At the yard, Dayo’s place in the world is revealed through gesture: the grip on the rail, the tap on the roof, the accuracy with which he reads a city that has no interest in protecting him. The Driver, a man who speaks in Yoruba proverb when English can no longer carry meaning, watches him with a recognition that borders on mentorship.

Act Two — Pressure

Bossco’s crew collects street tax from conductors and small boys trying to survive inside the transport economy. Dayo pays until he cannot. The violence that follows is not spectacle but cost, one more bill the city presents him for the crime of existing in public without protection.

At home and on the road, pressures multiply. Lola’s entanglement with the same world that threatens Dayo takes on a different register of survival. A Banker notices Dayo’s intelligence and offers him a route out, but Dayo understands the danger of becoming somebody else’s rescue project. His refusal is quiet, complete, and morally central to the film.
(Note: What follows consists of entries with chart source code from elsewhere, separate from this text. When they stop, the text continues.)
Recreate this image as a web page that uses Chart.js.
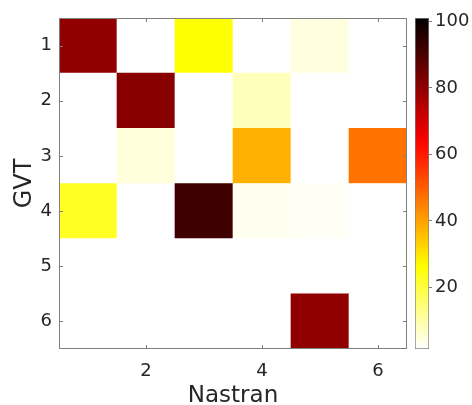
<!DOCTYPE html>
<html>
<head>
<meta charset="utf-8">
<script src="https://cdn.jsdelivr.net/npm/chart.js@4"></script>
<style>
  body { margin: 0; background: #fff; }
  #wrap { position: relative; width: 472px; height: 405px; }
  #main { position: absolute; left: 0; top: 0; }
  #cbar { position: absolute; left: 400px; top: 0; }
</style>
</head>
<body>
<div id="wrap">
  <canvas id="main" width="472" height="405"></canvas>
  <canvas id="cbar" width="72" height="405"></canvas>
</div>
<script>
// GVT (filas) vs Nastran (columnas)
const filasGVT = [1, 2, 3, 4, 5, 6];
const columnasNastran = [1, 2, 3, 4, 5, 6];
const valores = [
  [80, 0, 26, 0, 4.5, 0],
  [0, 81, 0, 8, 0, 0],
  [0, 5, 0, 38, 0, 47],
  [23, 0, 92, 3, 2.5, 0],
  [0, 0, 0, 0, 0, 0],
  [0, 0, 0, 0, 80, 0]
];
const ticksX = [2, 4, 6];
const ticksBarra = [20, 40, 60, 80, 100];
const rangoColor = [1.5, 101];

const textoColor = '#262626';
const ejeColor = '#808080';
Chart.defaults.font.family = 'DejaVu Sans';
Chart.defaults.color = textoColor;

// mapa "hot" invertido (blanco -> amarillo -> rojo -> negro)
function hot(t) {
  const c = v => Math.max(0, Math.min(1, v));
  const r = c(t / 0.375), g = c((t - 0.375) / 0.375), b = c((t - 0.75) / 0.25);
  return `rgb(${Math.round(r * 255)},${Math.round(g * 255)},${Math.round(b * 255)})`;
}
function colorDe(v) {
  const t = (v - rangoColor[0]) / (rangoColor[1] - rangoColor[0]);
  return hot(1 - Math.max(0, Math.min(1, t)));
}

const celdas = [];
const colores = [];
filasGVT.forEach((fila, i) => {
  columnasNastran.forEach((col, j) => {
    celdas.push({ x: col, y: [fila - 0.5, fila + 0.5] });
    colores.push(colorDe(valores[i][j]));
  });
});

// marco y marcas hacia dentro (estilo MATLAB)
const marco = {
  id: 'marco',
  afterDatasetsDraw(chart) {
    const { ctx, chartArea: a, scales } = chart;
    ctx.save();
    ctx.strokeStyle = ejeColor;
    ctx.lineWidth = 1;
    ctx.strokeRect(a.left + 0.5, a.top + 0.5, a.right - a.left - 1, a.bottom - a.top - 1);
    ctx.beginPath();
    ticksX.forEach(v => {
      const px = Math.round(scales.x.getPixelForValue(v)) + 0.5;
      ctx.moveTo(px, a.top); ctx.lineTo(px, a.top + 4);
      ctx.moveTo(px, a.bottom); ctx.lineTo(px, a.bottom - 4);
    });
    filasGVT.forEach(v => {
      const py = Math.round(scales.y.getPixelForValue(v)) + 0.5;
      ctx.moveTo(a.left, py); ctx.lineTo(a.left + 4, py);
      ctx.moveTo(a.right, py); ctx.lineTo(a.right - 4, py);
    });
    ctx.stroke();
    ctx.restore();
  }
};

new Chart(document.getElementById('main'), {
  type: 'bar',
  data: {
    datasets: [{
      data: celdas,
      backgroundColor: colores,
      borderWidth: 0,
      barPercentage: 1,
      categoryPercentage: 1
    }]
  },
  options: {
    responsive: false,
    animation: false,
    layout: { padding: { left: 0, top: 18, right: 65, bottom: 0 } },
    plugins: { legend: { display: false }, tooltip: { enabled: false } },
    scales: {
      x: {
        type: 'linear',
        offset: false,
        min: 0.5,
        max: 6.5,
        afterBuildTicks: ax => { ax.ticks = ticksX.map(v => ({ value: v })); },
        afterFit: ax => { ax.height = 56; },
        grid: { display: false, drawTicks: false },
        border: { display: false },
        ticks: { padding: 12, font: { size: 18 }, color: textoColor },
        title: { display: true, text: 'Nastran', font: { size: 23 }, color: textoColor, padding: { top: 0, bottom: -5 } }
      },
      y: {
        type: 'linear',
        reverse: true,
        min: 0.5,
        max: 6.5,
        afterBuildTicks: ax => { ax.ticks = filasGVT.map(v => ({ value: v })); },
        afterFit: ax => { ax.width = 59; },
        grid: { display: false, drawTicks: false },
        border: { display: false },
        ticks: { padding: 7, font: { size: 18 }, color: textoColor },
        title: { display: true, text: 'GVT', font: { size: 24 }, color: textoColor, padding: { top: 10, bottom: 0 } }
      }
    }
  },
  plugins: [marco]
});

// barra de colores
new Chart(document.getElementById('cbar'), {
  type: 'bar',
  data: {
    labels: [''],
    datasets: [{
      data: [rangoColor],
      backgroundColor: c => {
        const a = c.chart.chartArea;
        if (!a) return '#fff';
        const g = c.chart.ctx.createLinearGradient(0, a.bottom, 0, a.top);
        for (let k = 0; k <= 20; k++) g.addColorStop(k / 20, hot(1 - k / 20));
        return g;
      },
      borderColor: ejeColor,
      borderWidth: 1,
      borderSkipped: false,
      barPercentage: 1,
      categoryPercentage: 1
    }]
  },
  options: {
    responsive: false,
    animation: false,
    layout: { padding: { left: 15, top: 18, right: 0, bottom: 56 } },
    plugins: { legend: { display: false }, tooltip: { enabled: false } },
    scales: {
      x: { display: false },
      y: {
        position: 'right',
        min: rangoColor[0],
        max: rangoColor[1],
        afterBuildTicks: ax => { ax.ticks = ticksBarra.map(v => ({ value: v })); },
        afterFit: ax => { ax.width = 43; },
        grid: { drawOnChartArea: false, tickLength: 3, color: ejeColor },
        border: { display: false },
        ticks: { padding: 3, font: { size: 18 }, color: textoColor }
      }
    }
  }
});
</script>
</body>
</html>
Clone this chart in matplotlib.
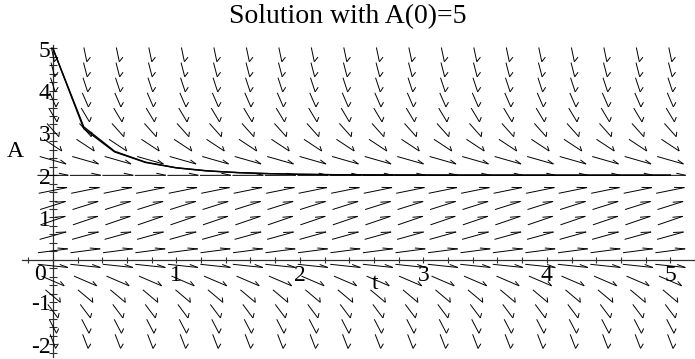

Act Three — What the Hands Build

The final movement gathers around what the city discards and what Dayo is able to make from it. A broken watch, a half-finished kite, scraps that still hold a life. Bossco’s arc completes not in redemption but in recognition: another body carrying more than the city can read.

The kite rises at dusk above the rooftops. Dayo’s mother, seeing it from the window, watches with a presence the film has earned through patience rather than declaration. The ending offers no rescue, only continuance. In this world, that is its own hard-won form of grace.